Oddly, for a store so often accused of being “ghetto,” local lore holds that Saars seemed to have some pretty strong attitudes about its customers. Many Rainier Beach inhabitants claim that Saars only allowed a set number of young Black males in the store at any given time. Perhaps it’s unfair to mention that, now that Saars management is no longer here to defend or explain itself.

However, it’s true that, for a time anyway, nobody was allowed to walk around Saars wearing a backpack. Customers were asked to check their packs at one of the front counters, yet the safety of your backpack and its contents could not be guaranteed while you were shopping.

Embrace the variety!

This is arguably the healthiest attitude about stores like Saars.

If you want Safeway or PCC, go to those stores.

Those who enjoyed Saars were clear about why they liked shopping there. That is, it was a grocery store that sold things you couldn’t find easily anywhere else, including a variety of imported foods from Asian and Latino cultures.

I can’t attest to the live seafood or fish fry at Saars, features of the store that are spoken of in the online equivalent of reverential tones. But I get it. Not everyone could drive to the International District or Mutual Fish, and why should anyone have to in a town the size of Seattle? In Saars, Rainier Beach had a local seafood source that seemed to trump the other chain stores.

Adventures in shopping

A small number of the social media remarks on Saars came from those who, like me, fell into the third category.
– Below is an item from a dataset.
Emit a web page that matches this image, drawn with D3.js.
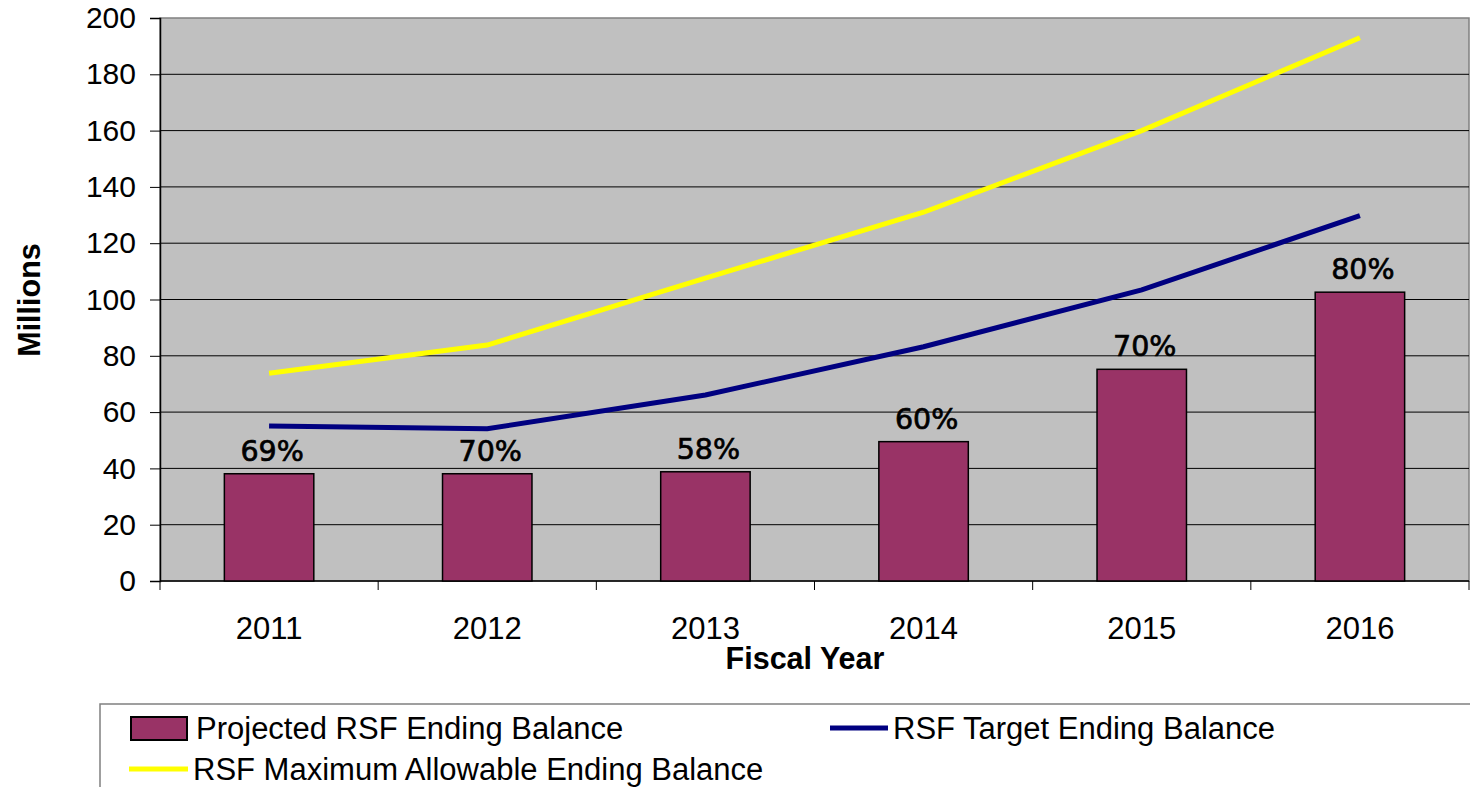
<!DOCTYPE html>
<html lang="en">
<head>
<meta charset="UTF-8">
<title>RSF Ending Balance</title>
<script src="https://d3js.org/d3.v7.min.js"></script>
<style>
  body { margin: 0; background: #fff; }
  svg { display: block; }
  text { font-family: "Liberation Sans", Arial, sans-serif; }
  text.pct { font-family: "DejaVu Sans", sans-serif; }
</style>
</head>
<body>
<svg id="chart"></svg>
<script>
// chart data
const years = ["2011", "2012", "2013", "2014", "2015", "2016"];
const projected = [38.1, 38.1, 38.8, 49.5, 75.2, 102.6];
const target = [55.1, 54.1, 66.1, 83.2, 103.4, 129.8];
const maxAllowable = [73.8, 83.8, 107.6, 131.0, 160.0, 193.0];
const pctLabels = ["69%", "70%", "58%", "60%", "70%", "80%"];
const yTicks = [0, 20, 40, 60, 80, 100, 120, 140, 160, 180, 200];

const W = 1470, H = 787;
const plotL = 160, plotR = 1469, plotT = 18, plotB = 581;

const svg = d3.select('#chart').attr('width', W).attr('height', H);

const x = d3.scaleBand().domain(years).range([plotL, plotR]).padding(0);
const y = d3.scaleLinear().domain([0, 200]).range([plotB, plotT]);

// plot background
svg.append('rect')
  .attr('x', plotL).attr('y', plotT)
  .attr('width', plotR - plotL).attr('height', plotB - plotT)
  .attr('fill', '#c0c0c0')
  .attr('stroke', '#808080').attr('stroke-width', 1.5);

// gridlines
svg.append('g')
  .selectAll('line')
  .data(yTicks.filter(d => d > 0 && d < 200))
  .enter().append('line')
  .attr('x1', plotL).attr('x2', plotR)
  .attr('y1', d => y(d)).attr('y2', d => y(d))
  .attr('stroke', '#000').attr('stroke-width', 1);

// y axis
const yAxis = svg.append('g')
  .attr('transform', `translate(${plotL},0)`)
  .call(d3.axisLeft(y).tickValues(yTicks).tickSize(10).tickPadding(14));
yAxis.select('.domain').attr('stroke', '#000').attr('stroke-width', 1.5);
yAxis.selectAll('.tick line').attr('stroke', '#000');
yAxis.selectAll('text').attr('font-size', 30).attr('fill', '#000');

// x axis: ticks at band boundaries
const xAxisG = svg.append('g').attr('transform', `translate(0,${plotB})`);
xAxisG.append('line').attr('x1', plotL).attr('x2', plotR)
  .attr('y1', 0).attr('y2', 0).attr('stroke', '#000').attr('stroke-width', 1.5);
xAxisG.selectAll('line.tk')
  .data(years.concat(['end']))
  .enter().append('line').attr('class', 'tk')
  .attr('x1', (d, i) => plotL + i * x.step())
  .attr('x2', (d, i) => plotL + i * x.step())
  .attr('y1', 0).attr('y2', 9)
  .attr('stroke', '#000');
xAxisG.selectAll('text')
  .data(years)
  .enter().append('text')
  .attr('x', d => x(d) + x.bandwidth() / 2)
  .attr('y', 58)
  .attr('text-anchor', 'middle')
  .attr('font-size', 31)
  .text(d => d);

// bars
const barW = x.bandwidth() * 0.41;
svg.append('g')
  .selectAll('rect')
  .data(projected)
  .enter().append('rect')
  .attr('x', (d, i) => x(years[i]) + (x.bandwidth() - barW) / 2)
  .attr('y', d => y(d))
  .attr('width', barW)
  .attr('height', d => y(0) - y(d))
  .attr('fill', '#993366')
  .attr('stroke', '#000').attr('stroke-width', 1.5);

// bar labels (slight stroke to mimic the heavier original glyphs)
svg.append('g')
  .selectAll('text')
  .data(projected)
  .enter().append('text')
  .attr('class', 'pct')
  .attr('x', (d, i) => x(years[i]) + x.bandwidth() / 2 + 3)
  .attr('y', d => y(d) - 13)
  .attr('text-anchor', 'middle')
  .attr('font-size', 28.5)
  .attr('stroke', '#000').attr('stroke-width', 0.7)
  .text((d, i) => pctLabels[i]);

// lines
const line = d3.line()
  .x((d, i) => x(years[i]) + x.bandwidth() / 2)
  .y(d => y(d));

svg.append('path').datum(maxAllowable)
  .attr('d', line).attr('fill', 'none')
  .attr('stroke', '#ffff00').attr('stroke-width', 5);

svg.append('path').datum(target)
  .attr('d', line).attr('fill', 'none')
  .attr('stroke', '#000080').attr('stroke-width', 5);

// axis titles
svg.append('text')
  .attr('transform', 'translate(40,300) rotate(-90)')
  .attr('text-anchor', 'middle')
  .attr('font-size', 30.5).attr('font-weight', 'bold')
  .text('Millions');

svg.append('text')
  .attr('x', 805).attr('y', 669)
  .attr('text-anchor', 'middle')
  .attr('font-size', 30.5).attr('font-weight', 'bold')
  .text('Fiscal Year');

// legend
const lg = svg.append('g');
lg.append('rect')
  .attr('x', 100).attr('y', 704)
  .attr('width', 1400).attr('height', 100)
  .attr('fill', '#fff').attr('stroke', '#808080').attr('stroke-width', 1.5);

lg.append('rect')
  .attr('x', 131).attr('y', 717).attr('width', 56).attr('height', 23)
  .attr('fill', '#993366').attr('stroke', '#000').attr('stroke-width', 2);
lg.append('text').attr('x', 196).attr('y', 739).attr('font-size', 31)
  .text('Projected RSF Ending Balance');

lg.append('line')
  .attr('x1', 830).attr('x2', 888).attr('y1', 728).attr('y2', 728)
  .attr('stroke', '#000080').attr('stroke-width', 5);
lg.append('text').attr('x', 893).attr('y', 739).attr('font-size', 31)
  .text('RSF Target Ending Balance');

lg.append('line')
  .attr('x1', 129).attr('x2', 188).attr('y1', 769).attr('y2', 769)
  .attr('stroke', '#ffff00').attr('stroke-width', 5);
lg.append('text').attr('x', 193).attr('y', 780).attr('font-size', 31)
  .text('RSF Maximum Allowable Ending Balance');
</script>
</body>
</html>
For the most part, other stores in Rainier Beach, Skyway and Renton cover my grocery needs. But a trip to Saars was not unwelcome. I could be a tourist in my own neighborhood and walk home with a bag of groceries I wasn’t going to get at Safeway.

We should all mourn the loss of Saars, even those who hated it. Now that Saars is gone, Safeway is the only supermarket in Rainier Beach. The PCC, even though it’s on a major bus line now, is simply out of the price range for some residents, and neither store has any real incentive to try to match the eclecticism of the inventory at Saars.

Price-wise, the Grocery Outlet in Skyway has shoppers covered. But again, the selection isn’t comparable. And if you shopped Saars because you could walk to it, consider the prospect of making the trek to Skyway on a typically dark, rainy evening this winter. That’s no slight against The Grocery Outlet or Skyway. That store does what it does well, and provides great service.

The fact is, South Seattle is down one grocery store now. Why Saars left no longer matters. The absence of Saars already stings for those who shopped there, and, depending on what replaces it, may matter to all of us in ways we can’t predict.

Photo Courtesy Kris Kendall

8 thoughts on “What We Talk About When We Talk About Saars”

  1. With the “check your backpack policy,” I don’t think they meant any slight based on race, just based on age. With a location directly across the street from a high school (an age group probably a little more prone to shoplifting), this policy made a lot of sense to me. When I attended Roosevelt High School, the nearby QFC had a similar policy. Go ahead and cry ageism, but not racism in this case.

  2. I find it curious that we’re mourning the departure of a store that even as it boasted about its ROCK BOTTOM PRICES! that it was a store where on separate trips I wound up purchasing:

    • food that was moldy,
    • meat that was rancid,
    • and seafood that was spoiled.

    Add to that the store was always poorly lit, which gave you the impression you were shopping in a cave, and dealing with an attitude from those who worked there that we should be grateful that it was willing to sell to people like us, and I admit I won’t miss Saars.

    Prior to the arrival of the Skyway Grocery Outlet, Saars was in that location, and I experienced the same conditions at that store that I did at the Rainier Beach location, poor quality food and the attitude that we should be happy that someone was willing to open a grocery store in this “neighborhood.”

    Regardless of your economic situation, you should be able to trust that the food you’re purchasing is safe. I believe Saars took advantage of the condition of too many of its shoppers and made a profit out of selling bad food to people who could little afford to purchase food anywhere else. For that, I’m glad it’s gone…

  3. The one time I went into Saars, this was the series of events:
    First, I spotted a used condom on the floor by the shopping carts. As an anyi-germophobe, I stepped over it to wrestle carts that were mating so fiercly I thought if turning a hose on them. The one I wound up with had a giant squeaky hairball wheel and a mind of its own in terms of which direction we should be headed. Then the security guard sauntered over and demanded that I zip my purse, lest I think of stealing a bag of rancid baby carrots. I don’t even remember why I went there. I don’t remember if I bought anything. The Saars experience took on a life of its own, and the nature of that experience actually makes me truly sad at its closing. Because Saars was an example of the sometime uncomfortable nature of true diversity, which might explain why I feel slightly hinky in the tummy about its closing. Even hinkier than a hairball wheel and a used condom. Which is saying a lot.

  4. We love our Grocery Outlet. Yes, many of the brands were new to me, but after some trial and error I found great value. The also give back and support the community actively.

    My favorite thing though is that every time I shop there I manage to end up talking to someone I didn’t know. Try that in Safeway.

  5. The Rainier S was my “go to” place for reasonably priced produce and frozen (after the fresh fish and fry operation closed) fish. To be sure you had to look over the produce in your hand before dropping it in your cart. But you pay a tremendous up-charge (imo 50-80%) for the privilege of having everything you might touch being “perfect” w/o looking it over, as a Safeway/Albertson’s or a QFC/Fred Meyer (or godforbid a PCC). I’d go into a Safeway or QFC to pick up the occasional item, look at the prices and laugh or gasp!

    And the two major chains treat anything ethnic as a high-priced specialty item.

    Only thing comparable to Saars is the Asian-American owned places along King St up in the I-District.